I guess you are also going to say that the floor wouldn't crush
an egg that was dropped from a height, as it does no work?

"John S. Denker" responded:

What law of physics equates "participates in crushing" with
"doing work". Is that the first law? The second law? The
third law? It's not any law I've ever heard of. Momentum is
not the same as energy. The floor contributes quite to the
momentum budget without contributing any F dot ds.

If you prefer not to use the "impulse-momentum" approach,
Bill, then you can say this: The egg accelerates toward M with
g and M accelerates toward the egg with a=g*m/M. The contact
interaction develops. If the egg was practically rigid then it
would penetrate into the floor and kinetic energy would be
turned into heat. But the egg is not rigid and internal forces
develop. They crush it. To elaborate you could say that in the
frame of the CM the force with which your floor acts on the
egg, during the process, does positive work on the egg.

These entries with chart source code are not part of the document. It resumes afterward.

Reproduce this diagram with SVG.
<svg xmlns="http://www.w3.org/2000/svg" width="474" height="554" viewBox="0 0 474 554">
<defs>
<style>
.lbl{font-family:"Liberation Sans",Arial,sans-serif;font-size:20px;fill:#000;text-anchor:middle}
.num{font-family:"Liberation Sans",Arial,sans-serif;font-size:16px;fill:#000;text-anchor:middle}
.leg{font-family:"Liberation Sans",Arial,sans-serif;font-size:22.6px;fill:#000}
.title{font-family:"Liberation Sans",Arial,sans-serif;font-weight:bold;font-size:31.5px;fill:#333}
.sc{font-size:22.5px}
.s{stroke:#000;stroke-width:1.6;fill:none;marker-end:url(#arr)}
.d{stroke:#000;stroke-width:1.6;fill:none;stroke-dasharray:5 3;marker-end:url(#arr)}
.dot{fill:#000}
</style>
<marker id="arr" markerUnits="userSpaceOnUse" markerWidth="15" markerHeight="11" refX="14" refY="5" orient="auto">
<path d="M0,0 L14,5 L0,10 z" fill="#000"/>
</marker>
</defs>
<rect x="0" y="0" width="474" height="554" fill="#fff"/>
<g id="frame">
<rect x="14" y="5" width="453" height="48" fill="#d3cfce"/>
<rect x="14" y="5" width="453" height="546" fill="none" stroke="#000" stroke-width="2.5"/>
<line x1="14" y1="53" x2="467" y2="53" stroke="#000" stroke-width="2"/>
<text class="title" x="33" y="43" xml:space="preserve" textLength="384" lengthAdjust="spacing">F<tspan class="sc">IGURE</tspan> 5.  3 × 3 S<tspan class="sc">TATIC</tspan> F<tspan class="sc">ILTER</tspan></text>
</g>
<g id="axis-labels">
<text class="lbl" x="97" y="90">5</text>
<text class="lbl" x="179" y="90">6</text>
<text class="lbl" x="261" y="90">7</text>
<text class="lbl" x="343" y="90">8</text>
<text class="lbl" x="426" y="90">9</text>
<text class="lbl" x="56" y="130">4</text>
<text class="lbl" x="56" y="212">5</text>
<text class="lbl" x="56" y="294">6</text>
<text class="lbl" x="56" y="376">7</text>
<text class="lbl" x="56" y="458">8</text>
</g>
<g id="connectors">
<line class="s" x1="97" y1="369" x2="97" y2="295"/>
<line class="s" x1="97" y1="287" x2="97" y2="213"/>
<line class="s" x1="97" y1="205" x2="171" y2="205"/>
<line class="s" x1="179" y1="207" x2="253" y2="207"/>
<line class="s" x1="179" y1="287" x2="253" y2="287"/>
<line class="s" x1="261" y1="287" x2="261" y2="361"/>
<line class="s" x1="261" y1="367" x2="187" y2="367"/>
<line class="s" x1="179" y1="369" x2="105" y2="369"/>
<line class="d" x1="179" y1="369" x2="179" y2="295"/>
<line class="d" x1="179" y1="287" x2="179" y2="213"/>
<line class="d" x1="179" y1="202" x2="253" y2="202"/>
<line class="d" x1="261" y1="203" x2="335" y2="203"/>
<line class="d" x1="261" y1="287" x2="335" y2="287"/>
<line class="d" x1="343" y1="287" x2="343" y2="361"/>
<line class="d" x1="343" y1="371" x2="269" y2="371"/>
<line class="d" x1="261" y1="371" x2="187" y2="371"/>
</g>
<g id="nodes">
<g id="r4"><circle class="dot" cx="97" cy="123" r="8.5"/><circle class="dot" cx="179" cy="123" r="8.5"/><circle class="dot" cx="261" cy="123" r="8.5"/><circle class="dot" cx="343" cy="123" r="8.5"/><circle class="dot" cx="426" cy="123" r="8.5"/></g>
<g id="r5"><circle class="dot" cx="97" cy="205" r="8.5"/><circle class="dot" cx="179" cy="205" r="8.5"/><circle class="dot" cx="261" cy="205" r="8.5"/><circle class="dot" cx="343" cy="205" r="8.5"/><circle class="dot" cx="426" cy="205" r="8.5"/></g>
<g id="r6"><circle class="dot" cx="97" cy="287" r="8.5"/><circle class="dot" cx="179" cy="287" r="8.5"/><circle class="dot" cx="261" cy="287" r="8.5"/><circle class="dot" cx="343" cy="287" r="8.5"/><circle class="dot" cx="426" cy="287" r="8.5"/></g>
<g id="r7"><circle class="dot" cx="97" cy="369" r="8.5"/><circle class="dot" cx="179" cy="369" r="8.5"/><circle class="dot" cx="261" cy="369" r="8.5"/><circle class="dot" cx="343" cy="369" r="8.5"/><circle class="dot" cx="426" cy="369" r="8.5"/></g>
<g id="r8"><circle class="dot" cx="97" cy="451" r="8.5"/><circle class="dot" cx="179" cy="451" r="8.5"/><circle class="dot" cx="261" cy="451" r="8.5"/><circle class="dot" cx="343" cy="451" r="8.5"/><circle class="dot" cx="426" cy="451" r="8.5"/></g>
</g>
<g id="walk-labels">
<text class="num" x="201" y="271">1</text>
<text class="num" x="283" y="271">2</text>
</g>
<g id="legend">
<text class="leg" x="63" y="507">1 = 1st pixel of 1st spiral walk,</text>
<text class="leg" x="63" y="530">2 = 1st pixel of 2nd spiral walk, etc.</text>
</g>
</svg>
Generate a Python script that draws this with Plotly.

The same is true for a person jumping from a chair. The
floor does positive work on that person in the CM frame.
At the same time the leg muscles do positive work on the
floor (F*ds*cosA is positive when directions of F and ds
are identical).

What is applicable to jumping should also be applicable
to seating. So my answer to the original question is:
positive work is done by the "force=agent (muscle)."
Note that in the energy sequence outlined in:

http://alpha.montclair.edu/~kowalskiL/energy.html

work is not redefined when the First Law is introduced.
The ambiguities about work, mentioned by JohnM, do
not occur when objects are assumed to be rigid but they
must be addressed in more advanced courses. In a first
physics course we do not analyze what happens in a body
of a skier on ice, or what happens inside an egg. A skier
is modeled as a rigid object (a particle approximation is
actually sufficient in many problems).